START Supplied information

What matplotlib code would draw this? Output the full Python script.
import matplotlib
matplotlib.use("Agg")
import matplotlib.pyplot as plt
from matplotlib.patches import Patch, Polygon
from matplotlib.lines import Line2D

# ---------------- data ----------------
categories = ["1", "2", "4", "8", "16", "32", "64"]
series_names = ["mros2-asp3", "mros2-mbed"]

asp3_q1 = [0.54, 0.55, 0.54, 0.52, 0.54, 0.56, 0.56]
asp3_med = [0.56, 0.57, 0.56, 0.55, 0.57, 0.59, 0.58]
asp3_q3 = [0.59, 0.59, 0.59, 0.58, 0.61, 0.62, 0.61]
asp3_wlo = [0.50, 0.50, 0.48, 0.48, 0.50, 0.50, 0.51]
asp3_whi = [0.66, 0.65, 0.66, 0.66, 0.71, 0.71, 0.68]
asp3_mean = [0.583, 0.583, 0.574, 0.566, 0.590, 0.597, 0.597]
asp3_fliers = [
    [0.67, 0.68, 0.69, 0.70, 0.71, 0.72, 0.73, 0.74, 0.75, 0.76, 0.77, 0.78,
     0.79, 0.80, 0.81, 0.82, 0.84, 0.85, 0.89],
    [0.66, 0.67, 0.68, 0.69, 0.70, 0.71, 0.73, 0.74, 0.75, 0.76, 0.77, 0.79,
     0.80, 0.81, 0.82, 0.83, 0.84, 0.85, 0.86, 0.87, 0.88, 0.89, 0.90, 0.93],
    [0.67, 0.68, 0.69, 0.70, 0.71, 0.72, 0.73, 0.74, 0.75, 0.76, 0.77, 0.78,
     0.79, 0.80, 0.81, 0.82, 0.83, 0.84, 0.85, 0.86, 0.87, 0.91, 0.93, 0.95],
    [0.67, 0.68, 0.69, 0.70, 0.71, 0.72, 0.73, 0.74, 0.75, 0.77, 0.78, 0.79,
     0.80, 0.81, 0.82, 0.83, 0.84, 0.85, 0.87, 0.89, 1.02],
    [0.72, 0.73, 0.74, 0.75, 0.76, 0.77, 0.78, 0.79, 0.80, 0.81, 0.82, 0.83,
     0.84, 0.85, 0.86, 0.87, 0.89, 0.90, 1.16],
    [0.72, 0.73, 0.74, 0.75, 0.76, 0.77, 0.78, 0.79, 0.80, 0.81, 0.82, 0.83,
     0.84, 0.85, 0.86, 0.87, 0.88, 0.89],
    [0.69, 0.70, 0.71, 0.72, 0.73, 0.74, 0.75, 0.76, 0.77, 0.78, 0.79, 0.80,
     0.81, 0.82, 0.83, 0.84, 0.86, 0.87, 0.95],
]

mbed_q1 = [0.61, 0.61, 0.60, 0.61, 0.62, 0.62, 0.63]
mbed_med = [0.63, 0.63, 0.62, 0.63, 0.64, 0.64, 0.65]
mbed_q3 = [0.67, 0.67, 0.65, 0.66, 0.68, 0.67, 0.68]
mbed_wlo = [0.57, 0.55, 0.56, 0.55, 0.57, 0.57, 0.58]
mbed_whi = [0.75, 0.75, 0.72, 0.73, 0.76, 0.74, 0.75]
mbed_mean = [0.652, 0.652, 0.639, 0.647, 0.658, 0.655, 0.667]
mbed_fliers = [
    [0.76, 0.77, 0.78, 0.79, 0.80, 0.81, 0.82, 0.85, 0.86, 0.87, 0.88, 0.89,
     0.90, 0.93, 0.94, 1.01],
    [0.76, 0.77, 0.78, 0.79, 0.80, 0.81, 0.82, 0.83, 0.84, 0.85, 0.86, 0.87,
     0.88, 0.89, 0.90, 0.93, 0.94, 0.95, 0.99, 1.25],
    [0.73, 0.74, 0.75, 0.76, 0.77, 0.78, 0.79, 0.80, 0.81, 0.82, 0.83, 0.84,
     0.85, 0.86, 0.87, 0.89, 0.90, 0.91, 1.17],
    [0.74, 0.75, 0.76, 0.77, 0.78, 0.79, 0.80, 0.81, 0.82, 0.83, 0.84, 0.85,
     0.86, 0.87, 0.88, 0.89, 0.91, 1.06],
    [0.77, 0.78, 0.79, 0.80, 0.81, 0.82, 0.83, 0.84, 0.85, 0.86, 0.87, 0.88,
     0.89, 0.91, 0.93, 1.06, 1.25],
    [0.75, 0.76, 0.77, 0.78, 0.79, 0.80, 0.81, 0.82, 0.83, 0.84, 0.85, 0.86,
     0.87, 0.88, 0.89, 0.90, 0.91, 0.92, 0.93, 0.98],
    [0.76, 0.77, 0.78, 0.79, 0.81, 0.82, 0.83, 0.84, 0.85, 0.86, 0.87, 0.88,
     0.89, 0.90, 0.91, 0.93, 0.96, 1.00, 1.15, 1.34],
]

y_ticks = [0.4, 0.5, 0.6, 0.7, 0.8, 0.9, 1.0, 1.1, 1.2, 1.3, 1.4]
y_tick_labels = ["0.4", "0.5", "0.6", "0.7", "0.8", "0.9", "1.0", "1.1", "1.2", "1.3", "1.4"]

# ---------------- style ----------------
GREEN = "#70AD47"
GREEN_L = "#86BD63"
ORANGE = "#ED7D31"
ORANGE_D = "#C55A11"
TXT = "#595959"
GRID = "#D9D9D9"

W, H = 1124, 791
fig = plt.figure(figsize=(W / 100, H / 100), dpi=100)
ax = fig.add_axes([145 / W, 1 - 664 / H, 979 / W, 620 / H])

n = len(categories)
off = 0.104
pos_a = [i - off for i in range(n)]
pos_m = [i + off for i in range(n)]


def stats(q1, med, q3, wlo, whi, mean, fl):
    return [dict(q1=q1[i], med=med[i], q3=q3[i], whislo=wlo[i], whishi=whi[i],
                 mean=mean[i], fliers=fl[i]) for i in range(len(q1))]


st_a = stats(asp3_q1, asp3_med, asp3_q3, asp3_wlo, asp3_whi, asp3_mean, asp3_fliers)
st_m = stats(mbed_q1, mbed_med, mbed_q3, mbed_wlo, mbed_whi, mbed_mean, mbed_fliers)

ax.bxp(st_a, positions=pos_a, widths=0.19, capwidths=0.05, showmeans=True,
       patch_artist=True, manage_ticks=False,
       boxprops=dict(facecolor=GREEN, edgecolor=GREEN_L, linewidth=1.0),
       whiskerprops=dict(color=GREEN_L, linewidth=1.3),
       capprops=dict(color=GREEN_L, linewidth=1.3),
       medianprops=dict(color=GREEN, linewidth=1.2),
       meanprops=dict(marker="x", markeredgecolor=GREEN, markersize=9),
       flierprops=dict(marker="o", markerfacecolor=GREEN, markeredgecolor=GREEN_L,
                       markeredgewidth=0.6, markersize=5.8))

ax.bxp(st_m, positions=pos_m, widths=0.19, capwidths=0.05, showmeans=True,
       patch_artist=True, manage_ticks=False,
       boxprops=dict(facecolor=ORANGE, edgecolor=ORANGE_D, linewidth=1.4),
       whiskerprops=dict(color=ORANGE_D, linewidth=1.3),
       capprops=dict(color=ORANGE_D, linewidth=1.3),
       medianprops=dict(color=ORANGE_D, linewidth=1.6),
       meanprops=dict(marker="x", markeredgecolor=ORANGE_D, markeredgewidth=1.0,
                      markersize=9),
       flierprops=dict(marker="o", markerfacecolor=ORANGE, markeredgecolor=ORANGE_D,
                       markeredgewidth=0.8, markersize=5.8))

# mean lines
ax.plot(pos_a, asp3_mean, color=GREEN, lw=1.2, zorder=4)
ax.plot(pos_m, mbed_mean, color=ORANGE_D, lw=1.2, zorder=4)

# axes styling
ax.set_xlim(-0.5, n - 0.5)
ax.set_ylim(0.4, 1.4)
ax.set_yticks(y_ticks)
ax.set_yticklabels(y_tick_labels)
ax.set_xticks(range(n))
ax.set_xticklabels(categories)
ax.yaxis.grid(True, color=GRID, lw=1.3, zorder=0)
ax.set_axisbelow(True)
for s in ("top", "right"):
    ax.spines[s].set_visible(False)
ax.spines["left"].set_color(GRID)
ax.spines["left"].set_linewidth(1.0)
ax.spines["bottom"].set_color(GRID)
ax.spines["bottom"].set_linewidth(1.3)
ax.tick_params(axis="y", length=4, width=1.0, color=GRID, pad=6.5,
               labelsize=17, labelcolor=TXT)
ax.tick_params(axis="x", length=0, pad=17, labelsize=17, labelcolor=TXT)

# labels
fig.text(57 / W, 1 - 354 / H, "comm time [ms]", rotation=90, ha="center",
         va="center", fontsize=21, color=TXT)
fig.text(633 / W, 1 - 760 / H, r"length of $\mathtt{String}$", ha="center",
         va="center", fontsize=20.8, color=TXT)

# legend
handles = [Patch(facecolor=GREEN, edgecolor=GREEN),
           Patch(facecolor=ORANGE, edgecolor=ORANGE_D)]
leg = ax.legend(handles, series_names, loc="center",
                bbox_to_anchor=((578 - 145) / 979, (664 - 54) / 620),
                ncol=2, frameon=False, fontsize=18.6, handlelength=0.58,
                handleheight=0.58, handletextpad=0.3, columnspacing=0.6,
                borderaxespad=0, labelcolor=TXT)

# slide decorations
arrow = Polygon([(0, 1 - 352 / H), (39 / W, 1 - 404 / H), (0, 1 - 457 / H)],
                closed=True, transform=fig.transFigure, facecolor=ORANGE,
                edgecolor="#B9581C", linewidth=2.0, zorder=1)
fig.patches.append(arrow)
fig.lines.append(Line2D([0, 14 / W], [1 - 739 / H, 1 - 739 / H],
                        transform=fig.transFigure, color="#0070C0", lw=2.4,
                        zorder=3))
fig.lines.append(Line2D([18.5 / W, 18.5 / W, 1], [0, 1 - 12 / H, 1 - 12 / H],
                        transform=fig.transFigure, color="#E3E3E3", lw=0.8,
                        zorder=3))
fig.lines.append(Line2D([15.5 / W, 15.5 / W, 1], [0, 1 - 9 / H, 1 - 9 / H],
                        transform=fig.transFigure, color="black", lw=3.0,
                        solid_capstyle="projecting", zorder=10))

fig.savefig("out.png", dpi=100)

END Supplied information
START Supplied information

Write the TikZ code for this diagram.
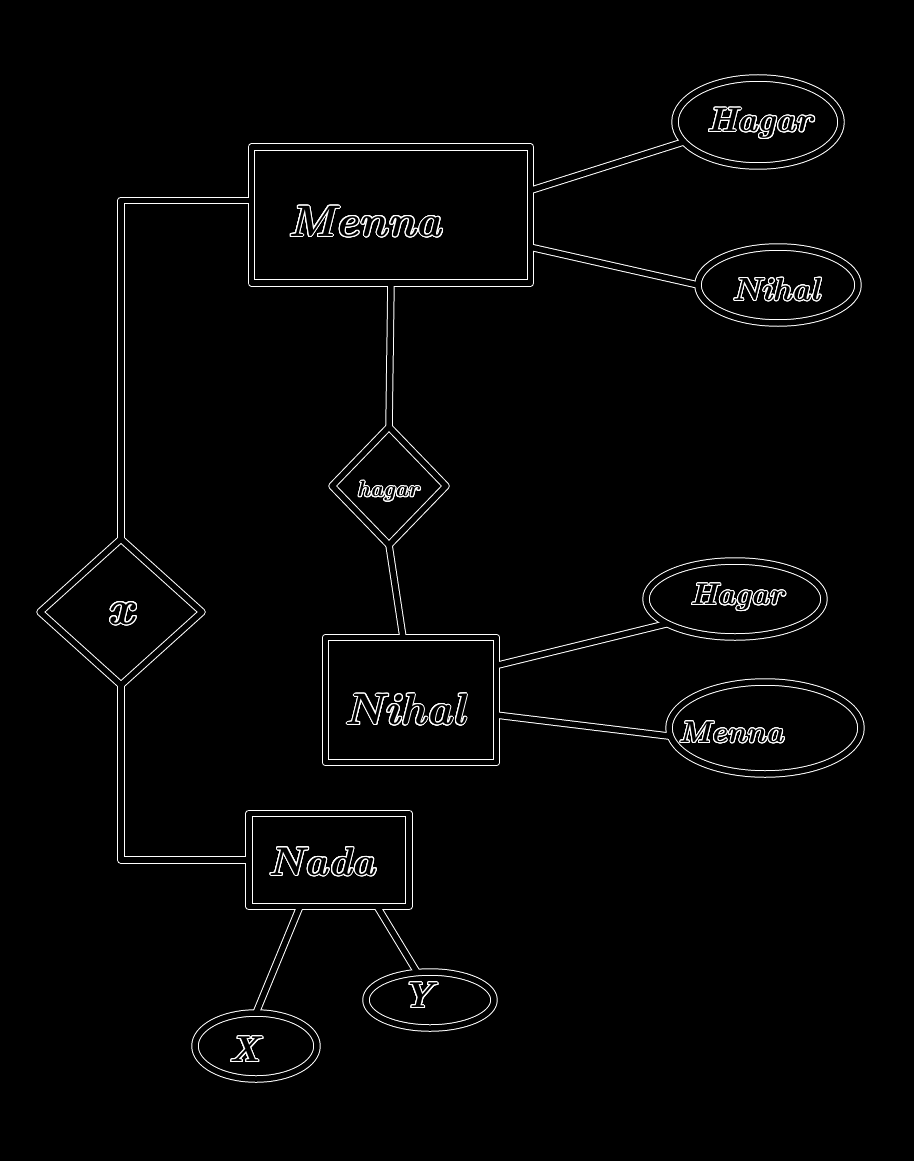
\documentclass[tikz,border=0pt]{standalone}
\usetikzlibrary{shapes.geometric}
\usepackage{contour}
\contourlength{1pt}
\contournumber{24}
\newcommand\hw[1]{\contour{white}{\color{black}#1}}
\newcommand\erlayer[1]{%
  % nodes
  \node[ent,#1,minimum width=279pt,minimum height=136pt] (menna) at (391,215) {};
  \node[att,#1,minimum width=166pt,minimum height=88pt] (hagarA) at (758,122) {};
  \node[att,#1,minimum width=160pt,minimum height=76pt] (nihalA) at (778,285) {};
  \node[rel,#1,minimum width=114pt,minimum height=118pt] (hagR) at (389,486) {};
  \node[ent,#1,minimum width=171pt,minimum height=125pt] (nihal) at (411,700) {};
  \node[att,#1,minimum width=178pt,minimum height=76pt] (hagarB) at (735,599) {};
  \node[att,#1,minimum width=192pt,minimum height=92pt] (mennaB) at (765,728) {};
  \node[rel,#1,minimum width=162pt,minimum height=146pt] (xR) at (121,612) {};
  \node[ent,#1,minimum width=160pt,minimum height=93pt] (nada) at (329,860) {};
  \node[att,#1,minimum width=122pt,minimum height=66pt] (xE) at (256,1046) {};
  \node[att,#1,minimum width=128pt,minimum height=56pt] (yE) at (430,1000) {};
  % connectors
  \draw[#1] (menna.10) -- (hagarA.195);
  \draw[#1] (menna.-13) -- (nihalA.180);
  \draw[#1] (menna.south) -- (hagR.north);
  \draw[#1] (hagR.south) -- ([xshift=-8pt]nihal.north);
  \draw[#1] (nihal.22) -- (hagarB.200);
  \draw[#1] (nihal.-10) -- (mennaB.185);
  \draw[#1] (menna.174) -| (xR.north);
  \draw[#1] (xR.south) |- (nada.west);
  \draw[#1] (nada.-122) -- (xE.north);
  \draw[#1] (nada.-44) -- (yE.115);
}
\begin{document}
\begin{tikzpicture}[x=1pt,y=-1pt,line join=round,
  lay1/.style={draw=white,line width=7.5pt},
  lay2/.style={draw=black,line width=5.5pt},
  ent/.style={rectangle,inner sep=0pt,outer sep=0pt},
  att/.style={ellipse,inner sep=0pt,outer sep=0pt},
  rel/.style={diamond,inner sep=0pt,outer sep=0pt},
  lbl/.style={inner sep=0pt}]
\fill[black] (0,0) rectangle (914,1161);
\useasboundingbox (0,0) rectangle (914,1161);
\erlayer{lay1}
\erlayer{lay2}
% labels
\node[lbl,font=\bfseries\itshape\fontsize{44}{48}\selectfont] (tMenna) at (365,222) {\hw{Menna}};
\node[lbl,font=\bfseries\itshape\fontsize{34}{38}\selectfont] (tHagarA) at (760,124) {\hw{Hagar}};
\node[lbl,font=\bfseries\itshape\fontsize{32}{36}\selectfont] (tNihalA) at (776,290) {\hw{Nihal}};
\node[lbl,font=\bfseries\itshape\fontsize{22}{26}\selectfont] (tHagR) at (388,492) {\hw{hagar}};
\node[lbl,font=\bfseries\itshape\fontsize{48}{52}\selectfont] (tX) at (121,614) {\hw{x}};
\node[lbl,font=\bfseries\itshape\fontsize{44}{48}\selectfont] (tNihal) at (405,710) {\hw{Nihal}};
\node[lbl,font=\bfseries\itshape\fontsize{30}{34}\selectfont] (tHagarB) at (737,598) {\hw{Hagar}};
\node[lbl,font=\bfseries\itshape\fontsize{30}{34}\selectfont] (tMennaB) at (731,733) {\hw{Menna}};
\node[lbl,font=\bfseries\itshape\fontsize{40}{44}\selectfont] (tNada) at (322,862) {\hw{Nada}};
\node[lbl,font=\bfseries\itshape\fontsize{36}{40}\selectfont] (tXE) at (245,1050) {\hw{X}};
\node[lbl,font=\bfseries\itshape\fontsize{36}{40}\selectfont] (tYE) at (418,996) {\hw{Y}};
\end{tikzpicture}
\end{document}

END Supplied information

▶ **Work instructions**
Where a line holds "code", copy that line.

▶ **Response to the exercise**
What matplotlib code would draw this? Output the full Python script.
Write the TikZ code for this diagram.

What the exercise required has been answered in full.